Mesmo sem o levantamento completo das
variáveis envolvidas, o HCAB é provavelmente
um hospital deficitário, e somente com o aumento de leitos e ocupação de 100%
seria possível melhorar isso. Ora, baixas taxas de ocupação por si só apontam para deseconomia de escala. Segundo
a Portaria 4.279/2010 do MS, economia de
escala ocorre quando os custos médios de longo prazo diminuem, à medida que
aumenta o volume das atividades (consultas, internações, procedimentos). No
caso do Adauto, como ele concentra serviços para o Estado em um único local,
isso deveria facilitar a racionalização de custos e otimização de resultados. Porém
o mesmo tem reduzido suas internações, até mesmo em função da Política Nacional
de Saúde Mental, que aponta para o cuidado em liberdade, e o investimento
curiosamente pareceu aumentar, exceto no que se refere ao pessoal médico.
Também é provável que haja baixa produtividade, ineficiência e ineficiência técnica. Para tanto,
deveriam ser solicitados à SESA-PR alguns dados e variáveis a fim de se poder
calcular os indicadores hospitalares
(BITTAR, 1996): parâmetros de custos (pacientes-dia, consultas) e consumo (recepção, farmácia,
administração, nutrição, limpeza, etc); produção (nº de pacientes internados,
nº pacientes-dia, média de permanência, faixa etária, procedimentos realizados
na internação; nº de profissionais por categoria, nº de horas trabalhadas por
eles, tipos de turnos e plantões; serviços de terceiros (manutenção, limpeza,
vigilância, laboratórios e outros), incluindo área de atuação, quantificação e
qualificacão dos profissionais, horas trabalhadas e tipo de contrato.
Resumindo, o HCAB, embora um equipamento
ultrapassado no que se refere ao cuidado em saúde mental, inegavelmente integra
a história da saúde do Paraná, e conta com muitos e bons profissionais. Hoje a
política para o hospital não está alinhada com discussões e projetos referentes
à agenda atual da saúde mental no Brasil e no mundo: vê-se que não conta com
projeto terapêutico, e opera sob modelos assistencial e gerencial arcaicos e
verticalizados. Mantém, portanto, o desenho manicomial, no entanto com baixa
capacidade de resposta. Por que então tantos e tão incoerentes investimentos,
em épocas de restrição orçamentária no Estado do PR?

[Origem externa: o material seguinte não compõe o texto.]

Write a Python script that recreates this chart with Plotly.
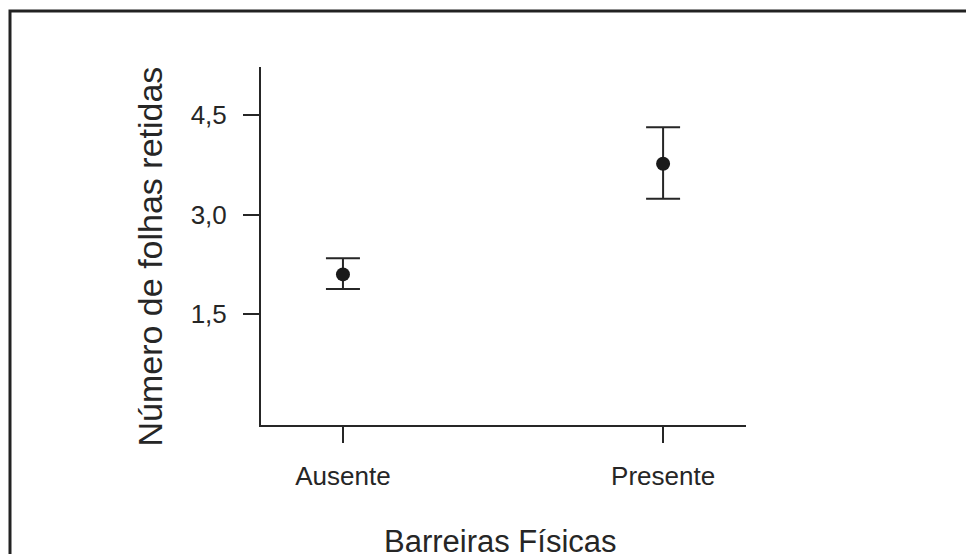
import plotly.graph_objects as go

categories = ["Ausente", "Presente"]
means = [2.10, 3.77]
err_plus = [0.245, 0.55]
err_minus = [0.22, 0.53]
y_tickvals = [1.5, 3.0, 4.5]
y_ticktext = ["1,5", "3,0", "4,5"]

OFF = 8  # page body margin offset
W, H = 974 - OFF, 554 - OFF
L, R, T, B = 261 - OFF, 746 - OFF, 67 - OFF, 425 - OFF
def px_x(p):
    return (p - OFF - L) / (R - L)
def px_y(p):
    return (B - (p - OFF)) / (B - T)

INK = "#262626"
FONT = "Liberation Sans, Arial, sans-serif"

fig = go.Figure()
fig.add_trace(go.Scatter(
    x=categories, y=means, mode="markers",
    marker=dict(size=14, color="#1a1a1a", symbol="circle"),
    error_y=dict(type="data", symmetric=False, array=err_plus, arrayminus=err_minus,
                 color=INK, thickness=2, width=17),
    showlegend=False,
))

fig.update_layout(
    width=W, height=H,
    margin=dict(l=L, r=W - R, t=T, b=H - B, pad=0),
    paper_bgcolor="white", plot_bgcolor="white",
    font=dict(family=FONT, color=INK),
    xaxis=dict(type="category", range=[-0.256, 1.259], showline=True, linecolor=INK, linewidth=2,
               ticks="outside", ticklen=16, tickwidth=2, tickcolor=INK, showgrid=False,
               zeroline=False, tickfont=dict(size=26, color=INK), ticklabelstandoff=11),
    yaxis=dict(range=[-0.173, 5.23], showline=True, linecolor=INK, linewidth=2,
               ticks="outside", ticklen=16, tickwidth=2, tickcolor=INK, showgrid=False,
               zeroline=False, tickvals=y_tickvals, ticktext=y_ticktext,
               tickfont=dict(size=26, color=INK), ticklabelstandoff=11),
)

fig.add_annotation(text="Barreiras Físicas", xref="paper", yref="paper",
                   x=px_x(500.5), y=px_y(541), xanchor="center", yanchor="middle",
                   showarrow=False, font=dict(size=31, color=INK, family=FONT))
fig.add_annotation(text="Número de folhas retidas", xref="paper", yref="paper",
                   x=px_x(149), y=px_y(256.5), xanchor="center", yanchor="middle",
                   textangle=-90, showarrow=False, font=dict(size=34, color=INK, family=FONT))

fig.add_shape(type="rect", xref="paper", yref="paper",
              x0=px_x(10), x1=px_x(1000), y0=px_y(580), y1=px_y(11),
              line=dict(color="#222222", width=3), fillcolor="rgba(0,0,0,0)", layer="above")

fig.write_html("out.html")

A falta de democracia infelizmente não é de hoje. A
implantação do Sistema de Informação no Adauto já havia sido feita sem o
envolvimento dos usuários do sistema, desconsiderando suas necessidades e as
características da instituição, e sem apoio da direção local (SCHWIDERSKI,
2011). Também nunca foi implantada a supervisão
clínico-institucional em saúde mental. Hoje, na contra mão do que hoje se
faz no SUS, definitivamente deixou de valorizar as equipes e os profissionais. Para
se ter uma idéia, em 2013 a Direção Geral do HCAB inscreveu o hospital em um
evento, para o qual elaborou um banner,
no qual excluiu o serviço médico da carteira de serviços (há fotos do mesmo).
Por tudo o que foi aqui
relatado, é de se perguntar o que pretende a SESA com o HCAB: manter esse
modelo manicomial com autoritarismo, porém sem planejamento, com desperdícios
financeiros e ineficiência? Ou haveria alguma intenção de modernizar o modelo
assistencial na direção do multiprofissionalismo e do cuidado em liberdade,
garantindo aos municípíos paranaenses assistência relevante em álcool e drogas?